Sorry. I try to encourage and I know you are an excellent photographer and so I just wasn’t going to comment at all, but that felt like a negative comment itself, so I decided I had better explain.
James Whitlow Delano’s heart is clearly in the right place. He has both passion and compassion. And he clearly works hard. He goes to lots of interesting places and enters interesting milieus and has guts. He deals with important and significant issues. And I think he has an eye for composition.

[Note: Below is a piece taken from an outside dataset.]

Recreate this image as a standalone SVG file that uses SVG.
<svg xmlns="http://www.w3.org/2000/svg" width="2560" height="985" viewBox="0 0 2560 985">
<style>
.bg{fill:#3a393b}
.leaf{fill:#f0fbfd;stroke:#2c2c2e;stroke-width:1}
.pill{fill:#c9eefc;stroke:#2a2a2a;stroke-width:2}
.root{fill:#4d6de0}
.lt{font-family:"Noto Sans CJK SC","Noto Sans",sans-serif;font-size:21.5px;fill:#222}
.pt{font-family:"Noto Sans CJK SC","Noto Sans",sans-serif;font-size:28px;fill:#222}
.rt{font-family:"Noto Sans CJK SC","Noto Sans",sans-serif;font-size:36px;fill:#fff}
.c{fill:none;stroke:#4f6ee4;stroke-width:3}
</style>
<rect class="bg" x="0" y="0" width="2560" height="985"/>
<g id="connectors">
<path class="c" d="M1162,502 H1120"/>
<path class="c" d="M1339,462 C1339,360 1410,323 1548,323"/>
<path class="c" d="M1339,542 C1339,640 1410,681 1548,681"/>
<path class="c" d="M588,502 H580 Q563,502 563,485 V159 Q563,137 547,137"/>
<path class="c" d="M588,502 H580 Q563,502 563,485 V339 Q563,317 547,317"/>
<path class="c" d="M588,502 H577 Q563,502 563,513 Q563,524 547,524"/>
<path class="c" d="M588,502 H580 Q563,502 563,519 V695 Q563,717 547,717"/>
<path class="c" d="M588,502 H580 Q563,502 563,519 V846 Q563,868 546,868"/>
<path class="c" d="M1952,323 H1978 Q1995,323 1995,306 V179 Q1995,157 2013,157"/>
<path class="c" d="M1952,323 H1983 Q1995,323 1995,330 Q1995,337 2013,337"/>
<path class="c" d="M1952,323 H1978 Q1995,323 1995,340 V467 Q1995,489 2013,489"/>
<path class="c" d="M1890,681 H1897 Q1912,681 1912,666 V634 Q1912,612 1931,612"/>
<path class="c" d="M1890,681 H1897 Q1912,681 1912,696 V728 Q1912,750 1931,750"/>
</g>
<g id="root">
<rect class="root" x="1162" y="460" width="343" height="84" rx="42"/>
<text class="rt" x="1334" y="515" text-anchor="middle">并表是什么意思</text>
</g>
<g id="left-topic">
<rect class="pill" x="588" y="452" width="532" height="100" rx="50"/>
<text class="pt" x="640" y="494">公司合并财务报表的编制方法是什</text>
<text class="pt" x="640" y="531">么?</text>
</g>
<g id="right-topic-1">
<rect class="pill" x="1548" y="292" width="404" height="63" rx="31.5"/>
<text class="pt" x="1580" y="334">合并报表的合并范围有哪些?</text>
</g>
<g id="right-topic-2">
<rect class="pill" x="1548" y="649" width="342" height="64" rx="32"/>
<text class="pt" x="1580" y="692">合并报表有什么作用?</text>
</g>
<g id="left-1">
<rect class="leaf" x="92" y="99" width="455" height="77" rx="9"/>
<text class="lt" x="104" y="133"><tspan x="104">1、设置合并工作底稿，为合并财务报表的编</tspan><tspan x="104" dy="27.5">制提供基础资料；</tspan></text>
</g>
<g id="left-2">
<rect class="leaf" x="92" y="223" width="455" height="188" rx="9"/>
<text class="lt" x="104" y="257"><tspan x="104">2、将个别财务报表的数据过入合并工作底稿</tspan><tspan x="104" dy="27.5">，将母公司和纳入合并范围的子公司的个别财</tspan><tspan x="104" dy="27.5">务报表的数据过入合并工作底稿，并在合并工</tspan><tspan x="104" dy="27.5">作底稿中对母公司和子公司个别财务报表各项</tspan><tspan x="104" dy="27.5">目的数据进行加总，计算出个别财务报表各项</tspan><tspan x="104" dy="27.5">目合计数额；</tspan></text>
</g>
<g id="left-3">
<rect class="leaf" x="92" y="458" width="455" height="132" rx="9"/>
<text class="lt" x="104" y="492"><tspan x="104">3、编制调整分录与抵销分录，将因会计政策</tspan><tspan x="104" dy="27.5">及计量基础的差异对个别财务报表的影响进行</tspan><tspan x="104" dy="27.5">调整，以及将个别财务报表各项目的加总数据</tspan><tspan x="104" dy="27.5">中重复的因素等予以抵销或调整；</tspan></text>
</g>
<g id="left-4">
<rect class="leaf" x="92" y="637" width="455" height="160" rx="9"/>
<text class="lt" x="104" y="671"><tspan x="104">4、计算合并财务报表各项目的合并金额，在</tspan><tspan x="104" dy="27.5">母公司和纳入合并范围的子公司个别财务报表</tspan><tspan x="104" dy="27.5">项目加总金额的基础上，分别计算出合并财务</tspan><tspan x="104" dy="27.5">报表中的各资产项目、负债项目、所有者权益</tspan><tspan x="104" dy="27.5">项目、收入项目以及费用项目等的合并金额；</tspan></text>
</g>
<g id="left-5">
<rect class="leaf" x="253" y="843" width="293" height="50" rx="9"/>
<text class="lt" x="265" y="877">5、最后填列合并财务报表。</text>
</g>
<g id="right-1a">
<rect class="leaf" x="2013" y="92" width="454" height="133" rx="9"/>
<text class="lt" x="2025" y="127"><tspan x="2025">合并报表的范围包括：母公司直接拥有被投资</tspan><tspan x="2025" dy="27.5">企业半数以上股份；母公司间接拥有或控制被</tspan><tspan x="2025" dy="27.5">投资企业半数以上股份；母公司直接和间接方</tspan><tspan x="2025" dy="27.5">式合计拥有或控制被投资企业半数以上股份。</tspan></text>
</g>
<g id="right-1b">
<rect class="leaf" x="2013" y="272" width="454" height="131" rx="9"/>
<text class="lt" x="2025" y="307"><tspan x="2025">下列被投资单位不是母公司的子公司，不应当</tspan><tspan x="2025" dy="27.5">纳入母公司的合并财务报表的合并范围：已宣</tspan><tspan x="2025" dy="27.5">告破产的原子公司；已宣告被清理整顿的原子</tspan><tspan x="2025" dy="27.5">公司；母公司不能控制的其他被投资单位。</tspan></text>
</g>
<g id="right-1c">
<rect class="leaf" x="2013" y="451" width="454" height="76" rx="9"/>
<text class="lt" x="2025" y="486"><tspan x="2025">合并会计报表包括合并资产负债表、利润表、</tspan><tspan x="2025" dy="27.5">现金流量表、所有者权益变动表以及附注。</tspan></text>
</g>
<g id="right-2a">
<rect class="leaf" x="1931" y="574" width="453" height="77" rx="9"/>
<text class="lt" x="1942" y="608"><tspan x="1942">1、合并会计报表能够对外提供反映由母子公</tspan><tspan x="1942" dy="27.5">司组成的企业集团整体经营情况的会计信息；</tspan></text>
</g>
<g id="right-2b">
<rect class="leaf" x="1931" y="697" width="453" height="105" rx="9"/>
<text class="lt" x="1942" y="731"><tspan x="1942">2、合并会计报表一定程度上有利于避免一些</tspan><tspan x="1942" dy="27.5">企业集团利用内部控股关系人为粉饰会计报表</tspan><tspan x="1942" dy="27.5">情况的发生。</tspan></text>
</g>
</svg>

The problem for me is that I’ve never been much moved or even engaged by his photographic style. I understand that he can do other things, and even works in color sometimes, but in general, and in the three essays of his I’ve seen on BURN, the photos suffer from his unrelenting mannered and heavy-handed signature ‘look.’ Apparently some people really like it– he clearly has an audience. To me the heavily vignetted b&w ‘classic film’ look tends to reduce the whole world to a one-dimensional common visual denominator. All those different countries and cultures, and they all look the same?? He’s very successful at creating anachronistic photos that look like they were taken 75 years ago. But as several other commenters have noted, the subjects and issues he wants to engage us with are contemporary ones.
I was very impressed when he got into the disaster area in Myanmar right after the cyclone there, I’m impressed by his initiative in trying to document the tsunami-struck areas of Japan, and the obvious long-term commitment and concern he shows in this present equatorial forest story. He deals with the kinds of places and issues I used to teach about when I was a geography-environmental studies teacher and activist, and I applaud him for that. But I really think it’s a shame that the photographic style he seems so committed to gets in the way of the message he’s trying to convey. Whenever I see one of his pictures, I can’t help but think how much better it would be in color and without the heavy vignetting and intentional blurring.
As for the text statement, clearly he wants to use this opportunity to educate his audience. It may be a bit long and wordy for some viewers in this particular context, but I sympathize with the intent.. the problem is that it badly needs an editor and proofreader.. It rambles, there are grammar mistakes, and some passages are quite awkward. We have many artist’s statements on BURN written by non-native speakers of English and I tend to cut them a lot of slack, but JWD is a native speaker. The seriousness of the message he is trying to convey demands a better-organized and more carefully written statement.